Problem description: Return the records word for word. Any pictures in them are not part of the copy.

Data for this exercise:
* start *

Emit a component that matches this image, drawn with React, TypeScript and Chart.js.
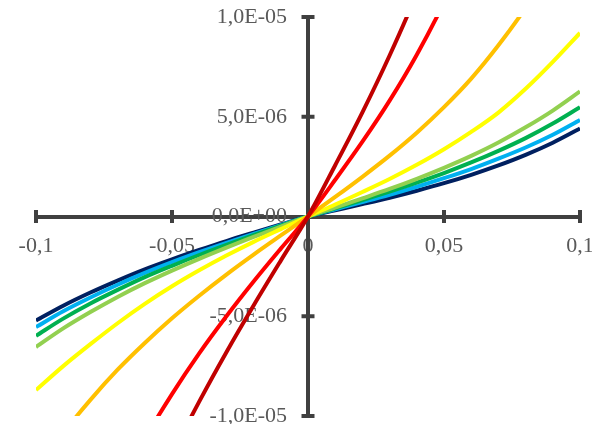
import React, { useEffect, useRef } from 'react';
import { Chart, registerables } from 'chart.js';

Chart.register(...registerables);

// y values are given in units of 1e-6
const Y_UNIT = 1e-6;

const xValues = [
  -0.1, -0.09, -0.08, -0.07, -0.06, -0.05, -0.04, -0.03, -0.02, -0.01, 0,
  0.01, 0.02, 0.03, 0.04, 0.05, 0.06, 0.07, 0.08, 0.09, 0.1,
];

const navySeries = [
  -5.21, -4.47, -3.81, -3.21, -2.65, -2.15, -1.68, -1.23, -0.81, -0.4, 0,
  0.31, 0.62, 0.94, 1.29, 1.67, 2.09, 2.56, 3.09, 3.7, 4.41,
];
const blueSeries = [
  -5.54, -4.75, -4.06, -3.42, -2.83, -2.29, -1.79, -1.32, -0.87, -0.43, 0,
  0.36, 0.72, 1.09, 1.49, 1.92, 2.38, 2.9, 3.46, 4.1, 4.84,
];
const greenSeries = [
  -5.98, -5.12, -4.36, -3.68, -3.04, -2.47, -1.93, -1.42, -0.93, -0.46, 0,
  0.41, 0.82, 1.25, 1.7, 2.18, 2.71, 3.29, 3.93, 4.66, 5.48,
];
const lightGreenSeries = [
  -6.54, -5.61, -4.79, -4.03, -3.34, -2.71, -2.12, -1.56, -1.02, -0.51, 0,
  0.45, 0.91, 1.38, 1.89, 2.44, 3.04, 3.71, 4.47, 5.31, 6.27,
];
const yellowSeries = [
  -8.7, -7.5, -6.4, -5.35, -4.38, -3.5, -2.7, -1.96, -1.27, -0.63, 0,
  0.6, 1.23, 1.88, 2.59, 3.37, 4.24, 5.21, 6.4, 7.75, 9.2,
];
const orangeSeries = [
  -12.77, -10.86, -9.19, -7.68, -6.34, -5.1, -3.97, -2.91, -1.91, -0.95, 0,
  0.98, 1.99, 3.05, 4.2, 5.48, 6.91, 8.58, 10.46, 12.65, 15.16,
];
const redSeries = [
  -23.8, -19.97, -16.6, -13.7, -11.14, -8.9, -6.86, -5.0, -3.26, -1.61, 0,
  1.84, 3.75, 5.81, 8.11, 10.73, 13.78, 17.4, 21.7, 26.9, 33.1,
];
const darkRedSeries = [
  -30.0, -25.5, -21.5, -18.0, -14.82, -11.93, -9.28, -6.8, -4.46, -2.21, 0,
  2.57, 5.22, 8.07, 11.19, 14.76, 18.83, 23.5, 29.3, 35.9, 43.9,
];

const seriesList = [
  navySeries, blueSeries, greenSeries, lightGreenSeries,
  yellowSeries, orangeSeries, redSeries, darkRedSeries,
];
const seriesColors = [
  '#002060', '#00B0F0', '#00B050', '#92D050',
  '#FFFF00', '#FFC000', '#FF0000', '#C00000',
];

const xTickValues = [-0.1, -0.05, 0, 0.05, 0.1];
const xTickLabels = ['-0,1', '-0,05', '0', '0,05', '0,1'];
const yTickValues = [-1e-5, -5e-6, 0, 5e-6, 1e-5];
const yTickLabels = ['-1,0E-05', '-5,0E-06', '0,0E+00', '5,0E-06', '1,0E-05'];

const AXIS_COLOR = '#404040';
const LABEL_COLOR = '#595959';
const FONT_FAMILY = "'Liberation Serif', 'Times New Roman', serif";
const FONT_SIZE = 22;
const Y_LABEL_GAP = 21;

const zeroPadding = (s: any) => {
  s.paddingLeft = 0;
  s.paddingRight = 0;
  s.paddingTop = 0;
  s.paddingBottom = 0;
};

const axisDecor = {
  id: 'axisDecor',
  beforeDatasetsDraw(chart: any) {
    const { ctx, scales } = chart;
    const xs = scales.x;
    const ys = scales.y;
    const x0 = xs.getPixelForValue(0);
    const y0 = ys.getPixelForValue(0);
    ctx.save();
    ctx.strokeStyle = AXIS_COLOR;
    ctx.lineWidth = 4;
    ctx.lineCap = 'butt';
    xs.ticks.forEach((t: any) => {
      if (t.value === 0) return;
      const px = xs.getPixelForValue(t.value);
      ctx.beginPath();
      ctx.moveTo(px, y0 - 6.5);
      ctx.lineTo(px, y0 + 6.5);
      ctx.stroke();
    });
    ys.ticks.forEach((t: any) => {
      if (t.value === 0) return;
      const py = ys.getPixelForValue(t.value);
      ctx.beginPath();
      ctx.moveTo(x0 - 6.5, py);
      ctx.lineTo(x0 + 6.5, py);
      ctx.stroke();
    });
    // y tick labels, placed from the y scale, left of the vertical axis
    ctx.fillStyle = LABEL_COLOR;
    ctx.font = `${FONT_SIZE}px ${FONT_FAMILY}`;
    ctx.textAlign = 'right';
    ctx.textBaseline = 'middle';
    ys.ticks.forEach((t: any, i: number) => {
      const py = ys.getPixelForValue(t.value);
      ctx.fillText(yTickLabels[i], x0 - Y_LABEL_GAP, py);
    });
    ctx.restore();
  },
};

export default function App() {
  const canvasRef = useRef<HTMLCanvasElement | null>(null);

  useEffect(() => {
    document.body.style.margin = '0';
    const canvas = canvasRef.current;
    if (!canvas) return;
    const n = seriesList.length;
    const chart = new Chart(canvas, {
      type: 'line',
      data: {
        datasets: seriesList.map((arr, i) => ({
          data: xValues.map((x, j) => ({ x, y: arr[j] * Y_UNIT })),
          borderColor: seriesColors[i],
          backgroundColor: seriesColors[i],
          borderWidth: 4,
          pointRadius: 0,
          fill: false,
          cubicInterpolationMode: 'monotone' as const,
          clip: 0,
          order: n - 1 - i,
        })),
      },
      options: {
        responsive: false,
        animation: false,
        events: [],
        layout: { padding: { left: 36, right: 12, top: 17, bottom: 8 } },
        plugins: { legend: { display: false }, tooltip: { enabled: false } },
        scales: {
          x: {
            type: 'linear',
            min: -0.1,
            max: 0.1,
            position: { y: 0 } as any,
            afterBuildTicks: (s: any) => {
              s.ticks = xTickValues.map((v) => ({ value: v }));
            },
            afterFit: zeroPadding,
            ticks: {
              callback: (_v: any, i: number) => xTickLabels[i],
              color: LABEL_COLOR,
              font: { family: FONT_FAMILY, size: FONT_SIZE },
              padding: 16.5,
              maxRotation: 0,
              autoSkip: false,
            },
            grid: { drawOnChartArea: false, drawTicks: false },
            border: { display: true, color: AXIS_COLOR, width: 4 },
          },
          y: {
            type: 'linear',
            min: -1e-5,
            max: 1e-5,
            position: { x: 0 } as any,
            afterBuildTicks: (s: any) => {
              s.ticks = yTickValues.map((v) => ({ value: v }));
            },
            afterFit: zeroPadding,
            ticks: { display: false },
            grid: { drawOnChartArea: false, drawTicks: false },
            border: { display: true, color: AXIS_COLOR, width: 4 },
          },
        },
      },
      plugins: [axisDecor],
    });
    return () => chart.destroy();
  }, []);

  return (
    <div style={{ position: 'absolute', left: 0, top: 0, width: 592, height: 424 }}>
      <canvas ref={canvasRef} width={592} height={424} />
    </div>
  );
}
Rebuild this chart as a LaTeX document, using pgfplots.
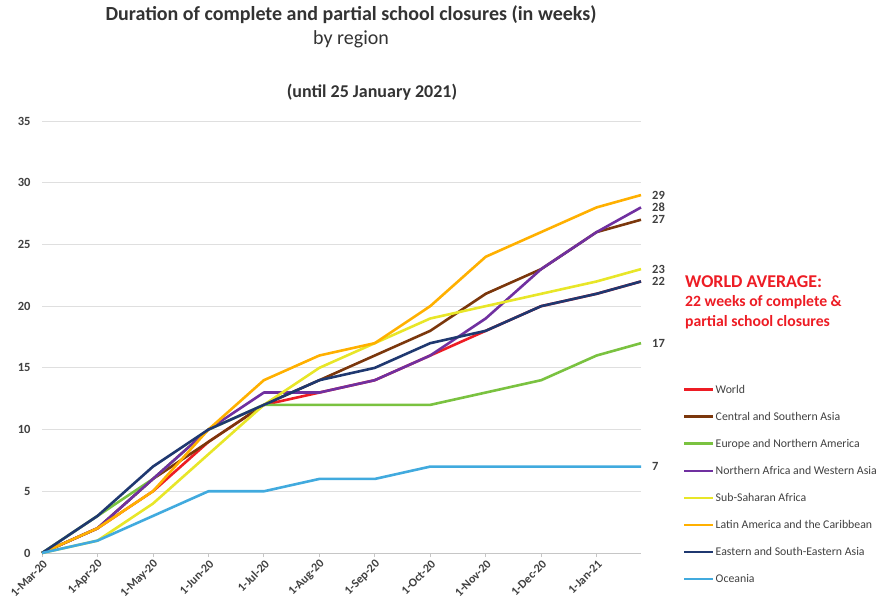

* end *

Complete output:
Emit a component that matches this image, drawn with React, TypeScript and Chart.js.
import React, { useEffect, useRef } from 'react';
import { Chart, registerables } from 'chart.js';

Chart.register(...registerables);

// y values are given in units of 1e-6
const Y_UNIT = 1e-6;

const xValues = [
  -0.1, -0.09, -0.08, -0.07, -0.06, -0.05, -0.04, -0.03, -0.02, -0.01, 0,
  0.01, 0.02, 0.03, 0.04, 0.05, 0.06, 0.07, 0.08, 0.09, 0.1,
];

const navySeries = [
  -5.21, -4.47, -3.81, -3.21, -2.65, -2.15, -1.68, -1.23, -0.81, -0.4, 0,
  0.31, 0.62, 0.94, 1.29, 1.67, 2.09, 2.56, 3.09, 3.7, 4.41,
];
const blueSeries = [
  -5.54, -4.75, -4.06, -3.42, -2.83, -2.29, -1.79, -1.32, -0.87, -0.43, 0,
  0.36, 0.72, 1.09, 1.49, 1.92, 2.38, 2.9, 3.46, 4.1, 4.84,
];
const greenSeries = [
  -5.98, -5.12, -4.36, -3.68, -3.04, -2.47, -1.93, -1.42, -0.93, -0.46, 0,
  0.41, 0.82, 1.25, 1.7, 2.18, 2.71, 3.29, 3.93, 4.66, 5.48,
];
const lightGreenSeries = [
  -6.54, -5.61, -4.79, -4.03, -3.34, -2.71, -2.12, -1.56, -1.02, -0.51, 0,
  0.45, 0.91, 1.38, 1.89, 2.44, 3.04, 3.71, 4.47, 5.31, 6.27,
];
const yellowSeries = [
  -8.7, -7.5, -6.4, -5.35, -4.38, -3.5, -2.7, -1.96, -1.27, -0.63, 0,
  0.6, 1.23, 1.88, 2.59, 3.37, 4.24, 5.21, 6.4, 7.75, 9.2,
];
const orangeSeries = [
  -12.77, -10.86, -9.19, -7.68, -6.34, -5.1, -3.97, -2.91, -1.91, -0.95, 0,
  0.98, 1.99, 3.05, 4.2, 5.48, 6.91, 8.58, 10.46, 12.65, 15.16,
];
const redSeries = [
  -23.8, -19.97, -16.6, -13.7, -11.14, -8.9, -6.86, -5.0, -3.26, -1.61, 0,
  1.84, 3.75, 5.81, 8.11, 10.73, 13.78, 17.4, 21.7, 26.9, 33.1,
];
const darkRedSeries = [
  -30.0, -25.5, -21.5, -18.0, -14.82, -11.93, -9.28, -6.8, -4.46, -2.21, 0,
  2.57, 5.22, 8.07, 11.19, 14.76, 18.83, 23.5, 29.3, 35.9, 43.9,
];

const seriesList = [
  navySeries, blueSeries, greenSeries, lightGreenSeries,
  yellowSeries, orangeSeries, redSeries, darkRedSeries,
];
const seriesColors = [
  '#002060', '#00B0F0', '#00B050', '#92D050',
  '#FFFF00', '#FFC000', '#FF0000', '#C00000',
];

const xTickValues = [-0.1, -0.05, 0, 0.05, 0.1];
const xTickLabels = ['-0,1', '-0,05', '0', '0,05', '0,1'];
const yTickValues = [-1e-5, -5e-6, 0, 5e-6, 1e-5];
const yTickLabels = ['-1,0E-05', '-5,0E-06', '0,0E+00', '5,0E-06', '1,0E-05'];

const AXIS_COLOR = '#404040';
const LABEL_COLOR = '#595959';
const FONT_FAMILY = "'Liberation Serif', 'Times New Roman', serif";
const FONT_SIZE = 22;
const Y_LABEL_GAP = 21;

const zeroPadding = (s: any) => {
  s.paddingLeft = 0;
  s.paddingRight = 0;
  s.paddingTop = 0;
  s.paddingBottom = 0;
};

const axisDecor = {
  id: 'axisDecor',
  beforeDatasetsDraw(chart: any) {
    const { ctx, scales } = chart;
    const xs = scales.x;
    const ys = scales.y;
    const x0 = xs.getPixelForValue(0);
    const y0 = ys.getPixelForValue(0);
    ctx.save();
    ctx.strokeStyle = AXIS_COLOR;
    ctx.lineWidth = 4;
    ctx.lineCap = 'butt';
    xs.ticks.forEach((t: any) => {
      if (t.value === 0) return;
      const px = xs.getPixelForValue(t.value);
      ctx.beginPath();
      ctx.moveTo(px, y0 - 6.5);
      ctx.lineTo(px, y0 + 6.5);
      ctx.stroke();
    });
    ys.ticks.forEach((t: any) => {
      if (t.value === 0) return;
      const py = ys.getPixelForValue(t.value);
      ctx.beginPath();
      ctx.moveTo(x0 - 6.5, py);
      ctx.lineTo(x0 + 6.5, py);
      ctx.stroke();
    });
    // y tick labels, placed from the y scale, left of the vertical axis
    ctx.fillStyle = LABEL_COLOR;
    ctx.font = `${FONT_SIZE}px ${FONT_FAMILY}`;
    ctx.textAlign = 'right';
    ctx.textBaseline = 'middle';
    ys.ticks.forEach((t: any, i: number) => {
      const py = ys.getPixelForValue(t.value);
      ctx.fillText(yTickLabels[i], x0 - Y_LABEL_GAP, py);
    });
    ctx.restore();
  },
};

export default function App() {
  const canvasRef = useRef<HTMLCanvasElement | null>(null);

  useEffect(() => {
    document.body.style.margin = '0';
    const canvas = canvasRef.current;
    if (!canvas) return;
    const n = seriesList.length;
    const chart = new Chart(canvas, {
      type: 'line',
      data: {
        datasets: seriesList.map((arr, i) => ({
          data: xValues.map((x, j) => ({ x, y: arr[j] * Y_UNIT })),
          borderColor: seriesColors[i],
          backgroundColor: seriesColors[i],
          borderWidth: 4,
          pointRadius: 0,
          fill: false,
          cubicInterpolationMode: 'monotone' as const,
          clip: 0,
          order: n - 1 - i,
        })),
      },
      options: {
        responsive: false,
        animation: false,
        events: [],
        layout: { padding: { left: 36, right: 12, top: 17, bottom: 8 } },
        plugins: { legend: { display: false }, tooltip: { enabled: false } },
        scales: {
          x: {
            type: 'linear',
            min: -0.1,
            max: 0.1,
            position: { y: 0 } as any,
            afterBuildTicks: (s: any) => {
              s.ticks = xTickValues.map((v) => ({ value: v }));
            },
            afterFit: zeroPadding,
            ticks: {
              callback: (_v: any, i: number) => xTickLabels[i],
              color: LABEL_COLOR,
              font: { family: FONT_FAMILY, size: FONT_SIZE },
              padding: 16.5,
              maxRotation: 0,
              autoSkip: false,
            },
            grid: { drawOnChartArea: false, drawTicks: false },
            border: { display: true, color: AXIS_COLOR, width: 4 },
          },
          y: {
            type: 'linear',
            min: -1e-5,
            max: 1e-5,
            position: { x: 0 } as any,
            afterBuildTicks: (s: any) => {
              s.ticks = yTickValues.map((v) => ({ value: v }));
            },
            afterFit: zeroPadding,
            ticks: { display: false },
            grid: { drawOnChartArea: false, drawTicks: false },
            border: { display: true, color: AXIS_COLOR, width: 4 },
          },
        },
      },
      plugins: [axisDecor],
    });
    return () => chart.destroy();
  }, []);

  return (
    <div style={{ position: 'absolute', left: 0, top: 0, width: 592, height: 424 }}>
      <canvas ref={canvasRef} width={592} height={424} />
    </div>
  );
}
Rebuild this chart as a LaTeX document, using pgfplots.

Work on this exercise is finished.